According to Conduit Re CEO Trevor Carvey, when it came to securing the reinsurers first slice of retrocession from the catastrophe bond market this year, the pricing for the firm’s debut $100 million Stabilitas Re Ltd. (Series 2023-1) was “in our sweet spot.”
As a reminder, Conduit Re eventually secured its first cat bond with pricing that was finalised some 9% below the initial mid-point of guidance.
Discussing the transaction during the Conduit Re quarterly earnings call yesterday, CEO Trevor Carvey’s comments suggest that the timing was just right for the reinsurance firm.
“The strategic approach for us around that is, we’re pretty comfortable with the retro tower that we buy, that’s been in place through 21, 22 and 23, obviously renewed each year. But it’s always good to have alternatives out there and additional sources of retrocession protection to sit alongside it,” he explained.
Going on to discuss pricing of the cat bond he said, “We’d looked at the cat bond market, probably six or seven months ago, and the level of pricing then in that market just wasn’t really that attractive. You know, it was kind of comparable with what we were buying in the standard retrocession tower market.
“We watched it, kept an eye on it and then the issuance that we did in June did actually get a benefit, in terms of the the pricing levels that were there in the market at that time.
“So, I think I used the word, that the pricing in June was more in our sweet spot.”

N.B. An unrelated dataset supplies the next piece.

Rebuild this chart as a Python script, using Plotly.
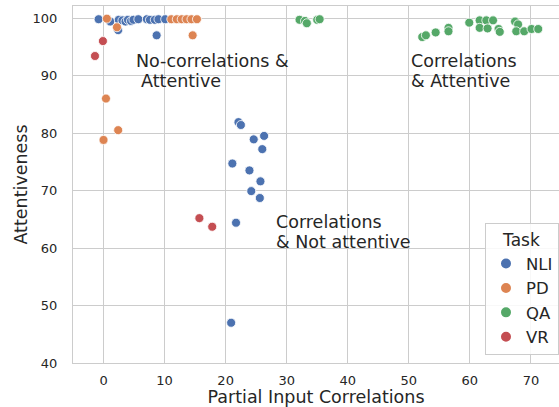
import plotly.graph_objects as go

# ---- data ----
tasks = ["NLI", "PD", "QA", "VR"]
colors = ["#4C72B0", "#DD8452", "#55A868", "#C44E52"]

nli_x = [-0.8, 1.1, 2.5, 2.4, 3.1, 3.6, 4.0, 4.5, 4.9, 5.7, 7.1, 7.6, 8.4, 9.0, 10.1, 8.7,
         22.1, 22.5, 26.3, 24.6, 26.0, 21.1, 23.9, 25.7, 24.2, 25.6, 21.7, 20.9]
nli_y = [99.8, 99.4, 99.7, 97.9, 99.6, 99.4, 99.7, 99.5, 99.7, 99.8, 99.8, 99.7, 99.7, 99.8, 99.8, 97.0,
         81.9, 81.4, 79.5, 78.9, 77.2, 74.7, 73.5, 71.6, 69.9, 68.7, 64.4, 47.0]

pd_x = [0.55, 2.2, 11.1, 12.0, 12.8, 13.6, 14.4, 15.3, 14.6, 0.4, 2.4, 0.0]
pd_y = [99.9, 98.4, 99.8, 99.8, 99.8, 99.8, 99.8, 99.8, 97.0, 86.0, 80.5, 78.8]

qa_x = [32.1, 33.0, 33.3, 35.0, 35.4, 52.2, 52.8, 54.4, 56.5, 56.5, 59.9, 61.6, 61.6, 62.7,
        63.8, 62.9, 64.7, 64.9, 67.4, 67.9, 67.6, 68.9, 70.1, 71.2]
qa_y = [99.7, 99.5, 99.1, 99.7, 99.8, 96.7, 97.0, 97.5, 98.3, 97.7, 99.2, 99.6, 98.3, 99.6,
        99.6, 98.2, 98.1, 97.6, 99.4, 98.9, 97.7, 97.7, 98.1, 98.1]

vr_x = [-0.1, -1.4, 15.7, 17.8]
vr_y = [96.0, 93.4, 65.2, 63.7]

x_ticks = [0, 10, 20, 30, 40, 50, 60, 70]
y_ticks = [40, 50, 60, 70, 80, 90, 100]

labels = [
    ("No-correlations &", 5.0, 92.5),
    ("Attentive", 5.8, 89.0),
    ("Correlations", 50.0, 92.5),
    ("& Attentive", 50.0, 89.0),
    ("Correlations", 28.0, 64.5),
    ("& Not attentive", 28.0, 61.0),
]

series = [(nli_x, nli_y), (pd_x, pd_y), (qa_x, qa_y), (vr_x, vr_y)]

FONT = "DejaVu Sans"
TXT = "#262626"
GRID = "#cccccc"

fig = go.Figure()
for name, col, (xs, ys) in zip(tasks, colors, series):
    fig.add_trace(go.Scatter(
        x=xs, y=ys, mode="markers", name=name,
        marker=dict(size=9, color=col, line=dict(color="white", width=0.8)),
    ))

for text, x, y in labels:
    fig.add_annotation(x=x, y=y, text=text, showarrow=False, xanchor="left", yanchor="middle",
                       font=dict(family=FONT, size=17.5, color=TXT))

fig.update_layout(
    width=559, height=407,
    margin=dict(l=73, r=0, t=6, b=44, autoexpand=False),
    paper_bgcolor="white", plot_bgcolor="white",
    font=dict(family=FONT, color=TXT),
    showlegend=True,
    legend=dict(
        title=dict(text="Task", side="top center", font=dict(family=FONT, size=17, color=TXT)),
        font=dict(family=FONT, size=16.5, color=TXT),
        x=1.0, xanchor="right", y=0.022, yanchor="bottom",
        bgcolor="rgba(255,255,255,0.85)", bordercolor=GRID, borderwidth=1,
        itemsizing="constant", entrywidth=55,
    ),
)
fig.update_xaxes(
    range=[-5, 74.6], tickvals=x_ticks, showgrid=True, gridcolor=GRID, gridwidth=1,
    showline=True, linecolor=GRID, linewidth=1.2, mirror=True, zeroline=False,
    tickfont=dict(family=FONT, size=13, color=TXT),
    ticks="outside", ticklen=5, tickcolor="rgba(0,0,0,0)",
    title=dict(text="Partial Input Correlations", font=dict(family=FONT, size=17.5, color=TXT)),
)
fig.update_yaxes(
    range=[40, 102.1], tickvals=y_ticks, showgrid=True, gridcolor=GRID, gridwidth=1,
    showline=True, linecolor=GRID, linewidth=1.2, mirror=True, zeroline=False,
    tickfont=dict(family=FONT, size=13, color=TXT), ticks="", ticklabelstandoff=12,
    title=dict(text="Attentiveness", font=dict(family=FONT, size=17.5, color=TXT), standoff=0),
)

fig.write_html("out.html", config={"displayModeBar": False},
               post_script="document.body.style.margin='0';document.body.style.overflow='hidden';")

So the ethos for Conduit Re was to enter the cat bond market at a time when it could secure the coverage at a similar rate to its traditional retrocessional reinsurance arrangements.
But the company is aware there are benefits to having accessed the cat bond market this year.
“Strategically, it gives us that buy-forward element to the program. You know, it’s multi year, and it complements what we buy,” Carvey said.
Adding, “It’s really designed to respond to a severe event, in the same way that our retrocession tower picks up large events, particularly cat, that run through from a severity standpoint. That’s really what the cat bond does, but it has an element of a complimentary nature to the program.
“So, it’s complementary to it and, to a large extent, it enables us to have a block of capacity in that cat bond market rolling forward.”